Russian, US researchers find new catalyst improving efficiency of hydrogen fuel producing
24 maart 2016
MOSCOW, March 23. /TASS/. Skoltech Institute of Science and Technology, University of Texas at Austin, and Massachusetts Institute of Technology scientists have report discovery of a new catalyst that significantly improves the efficiency of water electrolysis in alkaline conditions. The electrolysis of water to oxygen and hydrogen is a reaction that is crucial to enabling emerging renewable energy technologies for the production of hydrogen.
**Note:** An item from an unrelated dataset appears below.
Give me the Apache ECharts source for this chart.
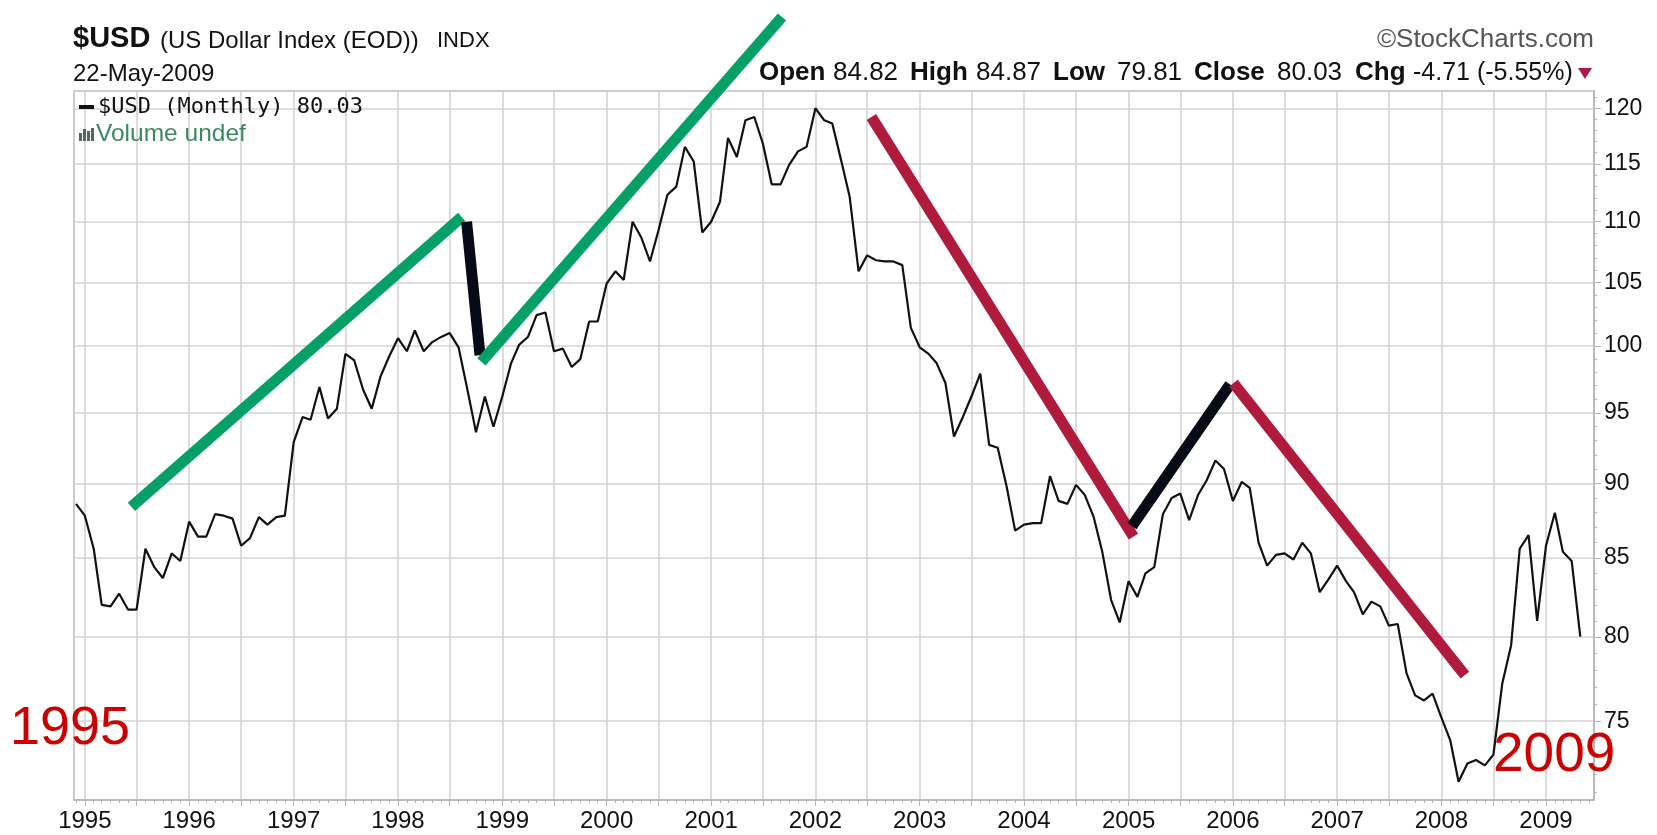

Their results were recently published in the journal Nature Communications.
“Although more work needs to be done to further increase the performance of water electrolysis catalysts, the work provides a deeper mechanistic understanding of the chemistry of active catalysts. The work also clarifies materials design strategies to accelerate the discovery of additional Earth abundant non-precious metal oxide catalysts”, says the press release.
Currently, there are a number of challenges for widespread adoption of water electrolyzers including high energy consumption, high cost and limited durability. For instance, the use of expensive precious metals like platinum and iridium limits implementation at large scale.
“If we could develop catalysts made with Earth abundant materials that could reversibly and efficiently electrolyze water into hydrogen and oxygen, we could have affordable hydrogen generation from renewables; and with that the possibility of electric cars that run on water with ranges similar to gas powered cars,” said graduate student and lead author of the study Tyler Mefford. “To develop these catalysts, we need to understand at the atomic level how these processes proceed and what factors of the catalysts influence their performance.”
To overcome the limitations of current materials, the team led by Prof. Keith Stevenson, synthesized a series of cobalt based perovskite oxide catalysts where the properties of the materials could be controllably modified by the substitution of the element strontium into the catalyst structure. Through collaborations with researchers at the Massachusetts Institute of Technology (Prof. Alexei Kolpak) and the Skolkovo Institute of Technology (Prof. Artem Abakumov), the team was able to precisely measure the surface and bulk properties of the catalysts and model how the alkaline water electrolysis reaction proceeds based on these insights.
Two crucial parameters were identified as important to the performance of the resultant catalysts-the covalence of the cobalt-oxygen bond, or how close in energy the electrons in cobalt are to the electrons in oxygen, and the amount of oxygen vacancies, sites in the crystal structure that should generally have an oxygen atom but are vacant in the very active catalysts. Using these parameters, the team developed the catalyst strontium cobalt oxide, SrCoO2.7, that can perform the water electrolysis reaction approximately twenty times better than the leading industrial catalyst, IrO2, at a significantly lower cost.
The team found that the enhanced performance of the catalyst was facilitated by participation of the oxygen atoms inside of the surface of the crystal. Previously, the assumption had been that the reaction proceeded through species exclusively at the interface of the catalyst and water.
“We now have a new archetype of an improved catalyst for alkaline water electrolysis that provides the momentum to overcome the current materials constraints that hinder the successful adoption of water electrolysis, fuel cell and battery technologies,” said Stevenson.